From this perspective special praise is due the thoroughly documented contribution of Robert A. Destro, possibly the most valuable of all the essays in the entire volume. His analysis and discussion of the pastoral’s behavioral implications as they relate to conscientious objection, with special emphasis upon selective conscientious objection, are not limited to actual military service; he carries them over to the broader issues of employment in war industry and other forms of direct participation in war and preparations for war.

As one who has consistently rejected the “just war” teachings which, as the bishops put it, have been “in possession” for the past 1,500 years, it may seem strange that I consider the pastoral’s careful exposition of those teachings and the conditions upon which they rest one of its major contributions. What has, until now, been an esoteric discussion among theological specialists is spelled out for the ordinary Catholic who, one assumes, is to form his conscience accordingly when confronted with an actual war and the call to participate in it directly or indirectly. Unfortunately, along came Grenada, an exercise of military force that ignored or violated at least three, if not all, those conditions of the “just war.” Except for the usual heroic few, the bishops, who had voted for the pastoral with near-unanimity, had nothing to say! It is to be hoped that the Destro article will receive the attention it deserves before the next test (in Central America perhaps?) presents itself.

Finally, my most basic misgiving of all.
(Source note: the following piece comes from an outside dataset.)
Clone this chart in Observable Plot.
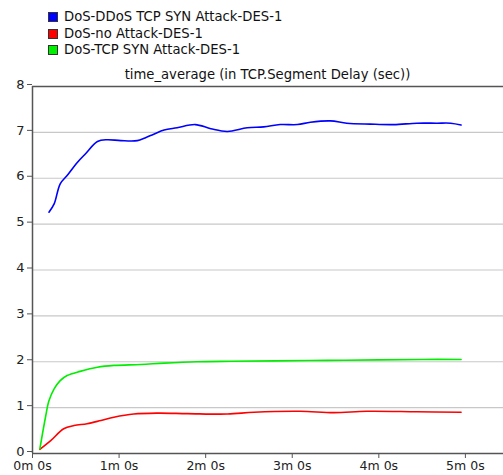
<!DOCTYPE html>
<html><head><meta charset="utf-8">
<script src="https://cdn.jsdelivr.net/npm/d3@7"></script>
<script src="https://cdn.jsdelivr.net/npm/@observablehq/plot@0.6"></script>
<style>
body{margin:0;background:#fff;font-family:"DejaVu Sans",sans-serif;}
#wrap{position:relative;width:503px;height:475px;}
.leg{position:absolute;left:48px;font-size:13.2px;color:#111;display:flex;align-items:center;white-space:nowrap;line-height:16px;}
.leg span.sw{display:inline-block;width:8px;height:8px;border:1px solid #333;margin-right:6px;}
#title{position:absolute;left:32px;width:471px;top:67px;text-align:center;font-size:13.2px;color:#111;}
</style></head>
<body><div id="wrap"></div>
<script>
const seriesNames = ["DoS-DDoS TCP SYN Attack-DES-1","DoS-no Attack-DES-1","DoS-TCP SYN Attack-DES-1"];
const seriesColors = ["#0000ff","#ff0000","#00ee00"];
const titleText = "time_average (in TCP.Segment Delay (sec))";
// time in minutes, value in seconds
const blueT = [0.19,0.25,0.32,0.40,0.52,0.61,0.75,0.86,1.02,1.21,1.30,1.40,1.52,1.67,1.88,2.06,2.25,2.48,2.67,2.86,3.06,3.21,3.44,3.63,3.90,4.17,4.44,4.67,4.83,4.95];
const blueV = [5.26,5.44,5.88,6.06,6.35,6.53,6.80,6.84,6.82,6.82,6.88,6.96,7.05,7.10,7.17,7.08,7.02,7.10,7.12,7.17,7.17,7.22,7.25,7.20,7.18,7.17,7.20,7.20,7.20,7.16];
const redT = [0.085,0.21,0.36,0.48,0.63,0.79,0.94,1.17,1.44,1.79,2.25,2.56,3.09,3.48,3.86,4.44,4.95];
const redV = [0.09,0.28,0.54,0.61,0.65,0.72,0.79,0.86,0.88,0.87,0.86,0.90,0.92,0.89,0.92,0.91,0.90];
const greenT = [0.085,0.15,0.19,0.25,0.32,0.40,0.55,0.75,0.94,1.25,1.52,1.90,2.29,2.8,3.4,4.0,4.5,4.95];
const greenV = [0.10,0.79,1.15,1.41,1.59,1.70,1.79,1.88,1.92,1.94,1.97,2.00,2.01,2.02,2.03,2.04,2.05,2.05];
const xTicks = [0,1,2,3,4,5];
const yTicks = [0,1,2,3,4,5,6,7,8];

const data = [];
[[blueT,blueV],[redT,redV],[greenT,greenV]].forEach(([T,V],i)=>{
  T.forEach((t,j)=>data.push({series:seriesNames[i], t:t*60, v:V[j]}));
});

const chart = Plot.plot({
  width:503, height:475,
  marginTop:86, marginLeft:32, marginRight:0, marginBottom:22,
  style:{fontFamily:"DejaVu Sans, sans-serif", fontSize:"13px", color:"#222", background:"#fff"},
  x:{domain:[0,326.4], label:null},
  y:{domain:[0,8], label:null},
  color:{domain:seriesNames, range:seriesColors},
  marks:[
    Plot.gridY(yTicks,{stroke:"#c8c8c8", strokeOpacity:1, strokeWidth:1.2}),
    Plot.ruleY([8],{stroke:"#555", strokeWidth:1.5}),
    Plot.ruleY([0],{stroke:"#555", strokeWidth:1.5}),
    Plot.ruleX([0],{stroke:"#555", strokeWidth:1.5}),
    Plot.axisY(yTicks,{label:null, tickSize:5, tickPadding:3, stroke:"#555", fill:"#222", fontSize:13, dy:-2}),
    Plot.axisX(xTicks.map(d=>d*60),{label:null, tickSize:5, tickPadding:3, stroke:"#555", fill:"#222", fontSize:12.5, tickFormat:d=>`${d/60}m 0s`}),
    Plot.line(data,{x:"t", y:"v", z:"series", stroke:"series", strokeWidth:1.6, curve:"catmull-rom"})
  ]
});
const wrap = document.getElementById("wrap");
wrap.appendChild(chart);
seriesNames.forEach((n,i)=>{
  const d=document.createElement("div");
  d.className="leg"; d.style.top=(9+i*16.5)+"px";
  d.innerHTML=`<span class="sw" style="background:${seriesColors[i]}"></span>${n}`;
  wrap.appendChild(d);
});
const t=document.createElement("div"); t.id="title"; t.textContent=titleText; wrap.appendChild(t);
</script></body></html>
Taken in their totality, these essays give virtually no attention to what should have been the underlying issue: given a conflict between moral judgment and obligation on the one hand and the demands of national security on the other, which is to have priority?

Some contributors are more blunt about it than others, but almost every writer makes (or at least implies) a distinction between the bishops’ generally conceded authority in defining and applying the principles of morality and their lack of expertise (some seem to suggest total incompetence) in matters diplomatic and strategic. The bishops themselves acknowledge this disadvantage in their pastoral – a disadvantage they took pains to overcome by engaging in extensive consultations with acknowledged and experienced experts.

So here we have a collection of scholars, most of them presumably Catholic, discussing and evaluating the document to which so much time and effort were devoted and doing so in the setting of what many, including this loyal alumnus, regard as the flagship of Catholic higher education in this country. The variety of perspectives represented in this volume is not surprising, nor is it necessarily something to be regretted. What is troubling is the ease with which so many seem to dismiss the bishops’ moral findings as essentially irrelevant to the question of peace in a nuclear age.

Yet, lurking under the cover of the public policy debate is the question of priorities: Is the individual’s ultimate identity to be defined as Christian or as American? None of the contributors put the question in so many words – and certainly none chose it as the subject of his contribution – but it is there. It is a choice every Catholic will have to face if the war that is forbidden becomes a reality.